Originally published by the Vancouver Observer on July 2nd – not long after Ireland’s Marriage Equality vote passed – here it is: 

Few, if any, recent Irish act commands as much respect as Villagers, the musical project of Dubliner Conor O’Brien.

Released by indie powerhouse Domino, Darling Arithmetic is a more stripped back affair to the two previous records, both of which were nominated for The Mercury Music Prize; it is Villagers’ most personal album yet. Recorded over eight months last year, with O’Brien putting in eight-hour days, at a barn by his home in Dublin, it is an intimate experience as O’Brien bares his soul on its nine songs.

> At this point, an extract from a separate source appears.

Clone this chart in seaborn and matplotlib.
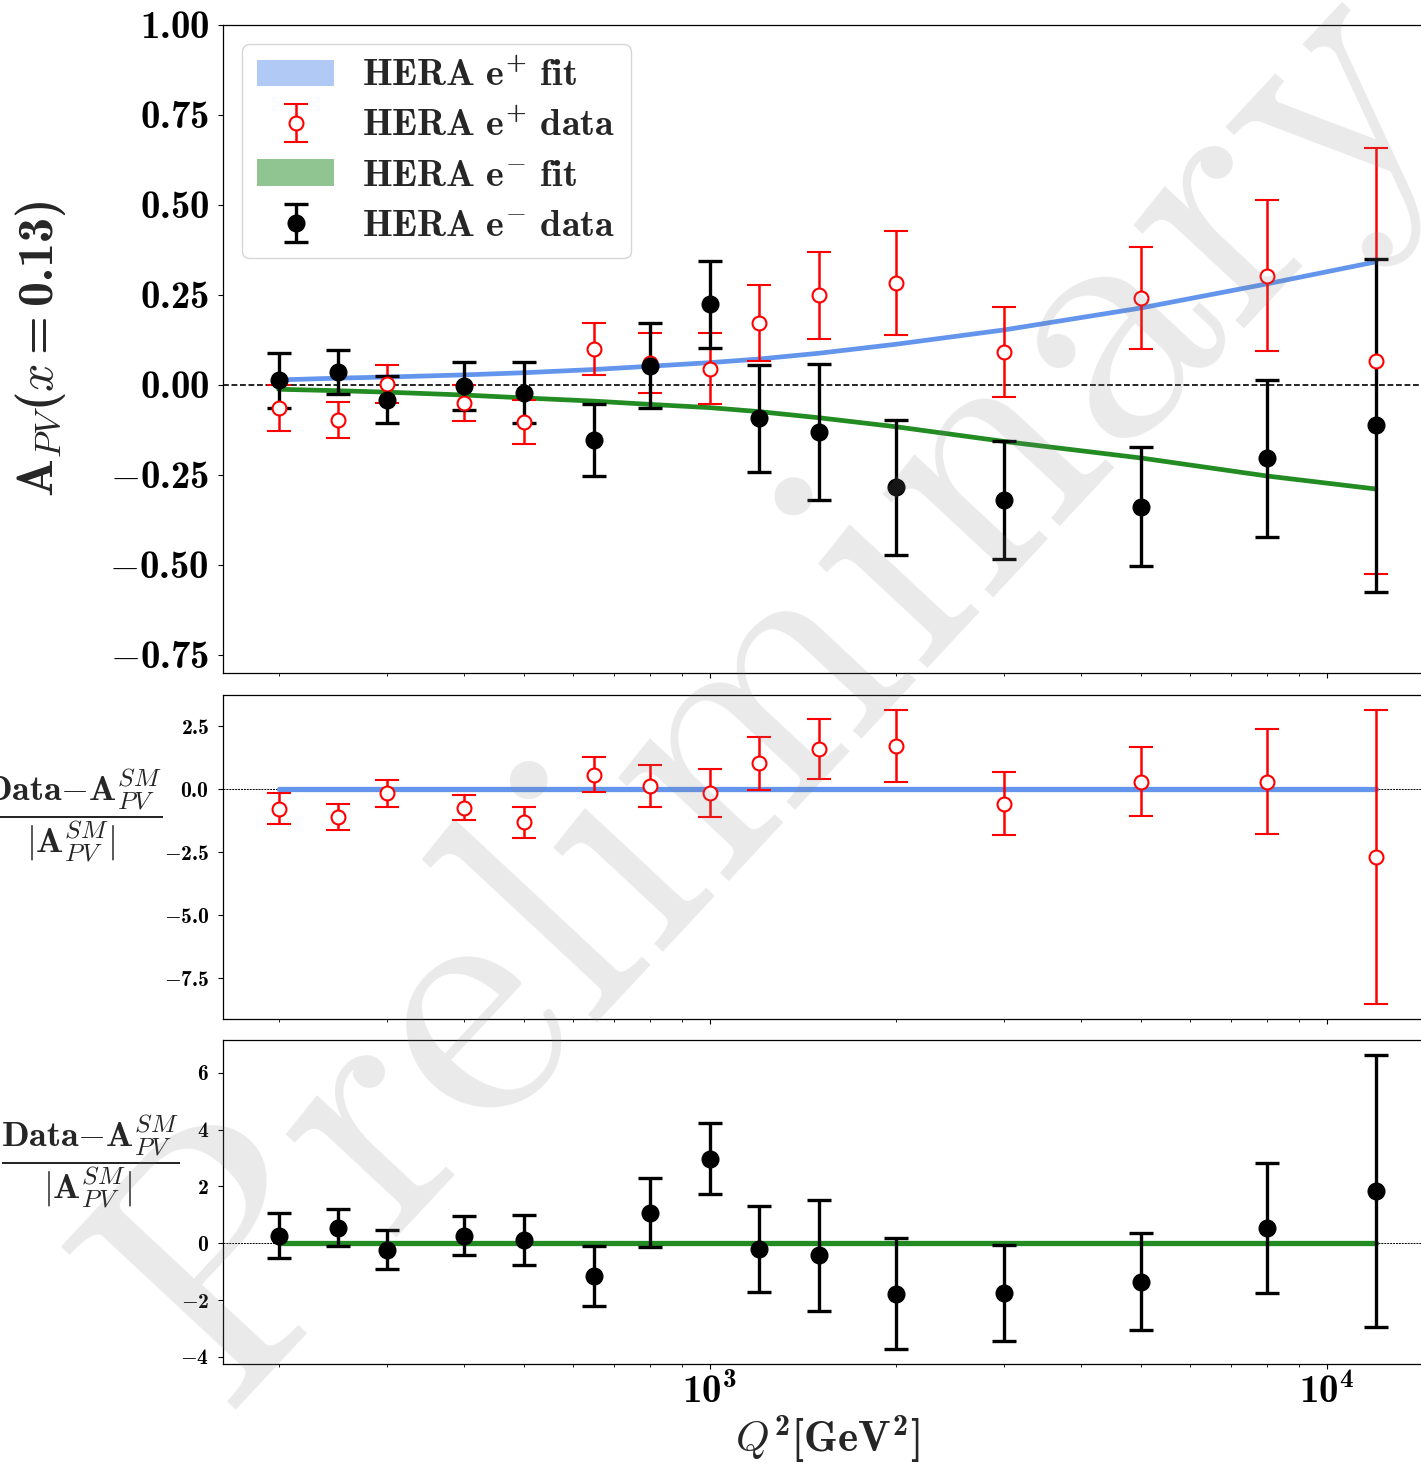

“It just kind of evolved” that way, O’ Brien says. “I just started writing and tried to let it take me where it did. As it became more personnel and intimate, I realized that was the way it was going, so I was sort of conscious about finishing it of like that. It evolved and then became a conscious thing, and moved into a kind of little project for me to make.”

The fruits of this seclusion are breathtaking, as we’re treated to a delicate and tender, universal album of love and humanity. Previously shy about expressing his sexuality in his music, O’Brien has embraced it on Villagers’ third album.

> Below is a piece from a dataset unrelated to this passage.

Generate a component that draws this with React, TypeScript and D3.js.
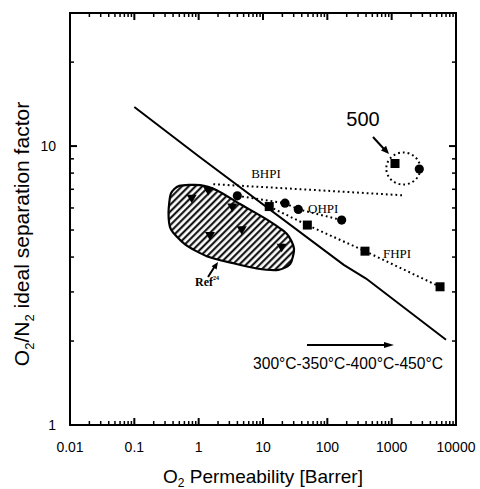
import React from "react";
import * as d3 from "d3";

const xTickValues = [0.01, 0.1, 1, 10, 100, 1000, 10000];
const xTickLabels = ["0.01", "0.1", "1", "10", "100", "1000", "10000"];
const yTickValues = [1, 10];
const yTickLabels = ["1", "10"];

// Upper bound (solid line)
const boundP = [0.1, 1, 180, 400, 7000];
const boundA = [13.8, 9.2, 3.75, 3.35, 2.02];

// Ref 24 region (triangles)
const refP = [0.78, 1.41, 3.33, 4.67, 1.5, 19.5];
const refA = [6.48, 6.9, 6.02, 4.99, 4.76, 4.32];

// Hatched region outline
const blobP = [0.34, 0.37, 0.5, 1.05, 1.91, 4.4, 11.4, 23.4, 30.3, 26.5, 17.3, 7.98, 3.46, 1.33, 0.614, 0.37];
const blobA = [5.77, 6.75, 7.2, 7.25, 6.95, 6.2, 5.46, 4.85, 4.3, 3.78, 3.6, 3.64, 3.8, 4.03, 4.44, 5.03];

// BHPI (dotted, no markers)
const bhpiP = [1.69, 40, 1517];
const bhpiA = [7.3, 7.0, 6.66];

// OHPI circles
const ohpiP = [3.99, 22.0, 35.4, 167];
const ohpiA = [6.63, 6.24, 5.93, 5.43];

// FHPI squares
const fhpiP = [12.5, 48.9, 385, 5650];
const fhpiA = [6.07, 5.21, 4.2, 3.13];

// 500 °C points
const p500Square = [1127, 8.66];
const p500Circle = [2690, 8.27];
const p500Center = [1517, 8.31];

const L = 70, R = 456, T = 13, B = 425;

export default function App() {
  const x = d3.scaleLog().domain([0.01, 10000]).range([L, R]);
  const y = d3.scaleLog().domain([1, 30]).range([B, T]);

  const line = d3.line<[number, number]>().x((d) => x(d[0])).y((d) => y(d[1]));
  const zip = (a: number[], b: number[]) => a.map((v, i) => [v, b[i]] as [number, number]);

  const blobPath = d3
    .line<[number, number]>()
    .x((d) => x(d[0]))
    .y((d) => y(d[1]))
    .curve(d3.curveCardinalClosed.tension(0.3))(zip(blobP, blobA));

  const xMinor: number[] = [];
  for (let e = -2; e < 4; e++) for (let k = 2; k <= 9; k++) xMinor.push(k * Math.pow(10, e));
  const yMinor: number[] = [];
  for (let e = 0; e < 2; e++) for (let k = 2; k <= 9; k++) {
    const v = k * Math.pow(10, e);
    if (v < 30) yMinor.push(v);
  }

  const font = "'Liberation Sans', Arial, sans-serif";
  const serif = "'Liberation Serif', 'Times New Roman', serif";

  const tri = (cx: number, cy: number, s = 5) =>
    `M${cx - s},${cy - s * 0.8}L${cx + s},${cy - s * 0.8}L${cx},${cy + s * 0.9}Z`;

  const arrowHead = (x1: number, y1: number, x2: number, y2: number, len = 9, w = 3.5) => {
    const ang = Math.atan2(y2 - y1, x2 - x1);
    const bx = x2 - len * Math.cos(ang), by = y2 - len * Math.sin(ang);
    const px = -Math.sin(ang) * w, py = Math.cos(ang) * w;
    return `M${x2},${y2}L${bx + px},${by + py}L${bx - px},${by - py}Z`;
  };

  const dot = { stroke: "#000", strokeWidth: 2, strokeDasharray: "1.8,3", fill: "none" };

  const ticks: any[] = [];
  xTickValues.forEach((v) => {
    ticks.push(<line key={"xb" + v} x1={x(v)} x2={x(v)} y1={B} y2={B - 7} stroke="#000" strokeWidth={2} />);
    ticks.push(<line key={"xtp" + v} x1={x(v)} x2={x(v)} y1={T} y2={T + 7} stroke="#000" strokeWidth={2} />);
  });
  xMinor.forEach((v) => {
    ticks.push(<line key={"xmb" + v} x1={x(v)} x2={x(v)} y1={B} y2={B - 4} stroke="#000" strokeWidth={1.5} />);
    ticks.push(<line key={"xmt" + v} x1={x(v)} x2={x(v)} y1={T} y2={T + 4} stroke="#000" strokeWidth={1.5} />);
  });
  yTickValues.forEach((v) => {
    ticks.push(<line key={"yl" + v} x1={L} x2={L + 7} y1={y(v)} y2={y(v)} stroke="#000" strokeWidth={2} />);
    ticks.push(<line key={"yr" + v} x1={R} x2={R - 7} y1={y(v)} y2={y(v)} stroke="#000" strokeWidth={2} />);
  });
  yMinor.forEach((v) => {
    ticks.push(<line key={"yml" + v} x1={L} x2={L + 4} y1={y(v)} y2={y(v)} stroke="#000" strokeWidth={1.5} />);
    ticks.push(<line key={"ymr" + v} x1={R} x2={R - 4} y1={y(v)} y2={y(v)} stroke="#000" strokeWidth={1.5} />);
  });

  return (
    <svg width={480} height={489} style={{ position: "absolute", left: 0, top: 0, background: "#fff" }}>
      <defs>
        <pattern id="hatch" patternUnits="userSpaceOnUse" width={4.8} height={4.8} patternTransform="rotate(45)">
          <rect width={4.8} height={4.8} fill="#fff" />
          <line x1={1.2} y1={0} x2={1.2} y2={4.8} stroke="#000" strokeWidth={2} />
        </pattern>
        <clipPath id="plot">
          <rect x={L} y={T} width={R - L} height={B - T} />
        </clipPath>
      </defs>

      {/* hatched region */}
      <path d={blobPath || ""} fill="url(#hatch)" stroke="#000" strokeWidth={2.2} />

      {/* upper bound */}
      <path d={line(zip(boundP, boundA)) || ""} fill="none" stroke="#000" strokeWidth={2} clipPath="url(#plot)" />

      {/* dotted series */}
      <path d={line(zip(bhpiP, bhpiA)) || ""} {...dot} />
      <path d={line(zip(ohpiP, ohpiA)) || ""} {...dot} />
      <path d={line(zip(fhpiP, fhpiA)) || ""} {...dot} />

      {/* 500 dotted ellipse */}
      <ellipse cx={x(p500Center[0])} cy={y(p500Center[1])} rx={17} ry={16} {...dot} />

      {/* triangles */}
      {refP.map((p, i) => (
        <path key={"t" + i} d={tri(x(p), y(refA[i]))} fill="#000" />
      ))}
      {/* circles */}
      {ohpiP.map((p, i) => (
        <circle key={"c" + i} cx={x(p)} cy={y(ohpiA[i])} r={4.6} fill="#000" />
      ))}
      <circle cx={x(p500Circle[0])} cy={y(p500Circle[1])} r={4.6} fill="#000" />
      {/* squares */}
      {fhpiP.map((p, i) => (
        <rect key={"s" + i} x={x(p) - 4.5} y={y(fhpiA[i]) - 4.5} width={9} height={9} fill="#000" />
      ))}
      <rect x={x(p500Square[0]) - 4.5} y={y(p500Square[1]) - 4.5} width={9} height={9} fill="#000" />

      {/* labels */}
      <text x={266} y={178} fontFamily={serif} fontSize={13} textAnchor="middle" fill="#000">BHPI</text>
      <text x={308} y={213} fontFamily={serif} fontSize={13} fill="#000">OHPI</text>
      <text x={383} y={258} fontFamily={serif} fontSize={13} fill="#000">FHPI</text>
      <text x={195} y={286} fontFamily={serif} fontSize={12} fontWeight="bold" fill="#000">
        Ref<tspan fontSize={6} dy={-6}>24</tspan>
      </text>
      <line x1={208} y1={277} x2={215} y2={266} stroke="#000" strokeWidth={2} />
      <path d={arrowHead(208, 277, 218, 262, 7, 3)} fill="#000" />

      <text x={363} y={126} fontFamily={font} fontSize={20} textAnchor="middle" fill="#000">500</text>
      <line x1={373} y1={137} x2={384} y2={149} stroke="#000" strokeWidth={2} />
      <path d={arrowHead(373, 137, 389, 154, 8, 3.5)} fill="#000" />

      <line x1={307} y1={345} x2={386} y2={345} stroke="#000" strokeWidth={2} />
      <path d={arrowHead(307, 345, 394, 345, 10, 3)} fill="#000" />
      <text x={253} y={369} fontFamily={font} fontSize={16} fill="#000" textLength={190} lengthAdjust="spacingAndGlyphs">
        300°C-350°C-400°C-450°C
      </text>

      {/* frame */}
      <rect x={L} y={T} width={R - L} height={B - T} fill="none" stroke="#000" strokeWidth={2} />
      {ticks}

      {/* tick labels */}
      {xTickValues.map((v, i) => (
        <text key={"xl" + v} x={x(v)} y={452} fontFamily={font} fontSize={14} textAnchor="middle" fill="#000">
          {xTickLabels[i]}
        </text>
      ))}
      {yTickValues.map((v, i) => (
        <text key={"ylb" + v} x={56} y={y(v) + 5} fontFamily={font} fontSize={14} textAnchor="end" fill="#000">
          {yTickLabels[i]}
        </text>
      ))}

      {/* axis titles */}
      <text x={263} y={483} fontFamily={font} fontSize={19} textAnchor="middle" fill="#000">
        O<tspan fontSize={12} dy={4}>2</tspan><tspan dy={-4}> Permeability [Barrer]</tspan>
      </text>
      <text transform="translate(29,234) rotate(-90)" fontFamily={font} fontSize={21} textAnchor="middle" fill="#000">
        O<tspan fontSize={13} dy={5}>2</tspan><tspan dy={-5}>/N</tspan><tspan fontSize={13} dy={5}>2</tspan><tspan dy={-5}> ideal separation factor</tspan>
      </text>
    </svg>
  );
}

Amid the softest of musical touches, O’ Brien tackles some of his personal demons, speaking openly about the difficulties that arise with being a gay man in Ireland, and having to deal with “homophobes” and “bigots.”

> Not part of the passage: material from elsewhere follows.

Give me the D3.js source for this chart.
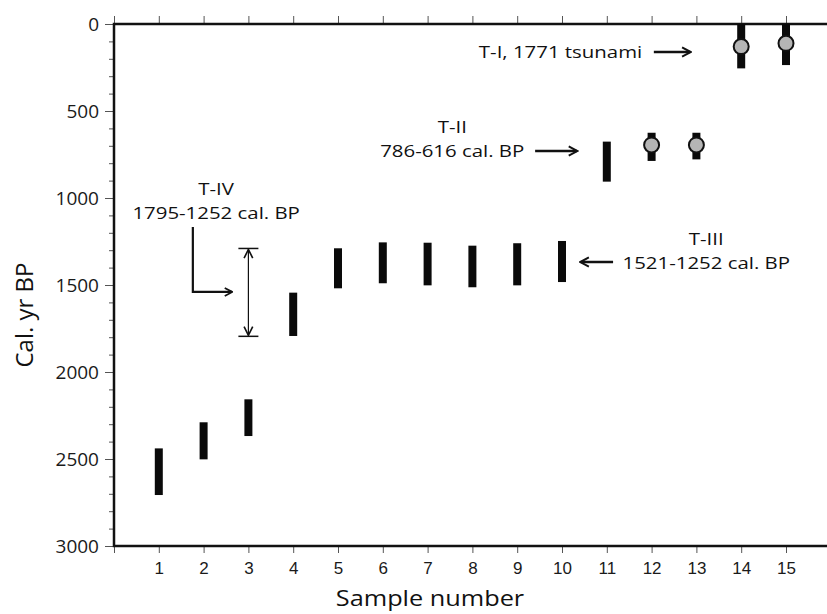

Previously uncomfortable with discussing his sexuality outside of his personal life, O’ Brien offers candid insight behind change of heart.

“I guess, looking at it objectively, growing up in our country (Ireland), I was 10 years of age when it was made legal to actually be me. I have felt the implications of that since I was born. You learn very quickly not to show people who you are really and how to hide. It’s just something I had to deal with, like most the gay people growing up.”

“When I came to my coming-out journey I guess, a lot people don’t have to come out to potentially hundreds of thousands of people at one time, so it took a little while. I was always writing about it but in a more oblique way, I was using my experiences of it to express more universal themes and this time around I just got a little bit more specific”.”

Fittingly, the album’s release coincided with the run up to Ireland’s Marriage Equality referendum, in which the Irish electorate delivered a resounding ‘Yes’ vote to equality. The result wasn’t always a sure thing, something that played on O’ Brien’s mind. “A few days before the vote I was saying my friends that we couldn’t get too excited as there was a huge possibility that it would be a No. If you look back at the divorce referendum, everyone thought it would be a landslide yes but in the end, it was passed by half a per cent or something. I just had that in my head. I’m really aware that I surround myself with very liberal thinking types and artsy folk, and you can think that’s the world, when it really isn’t.”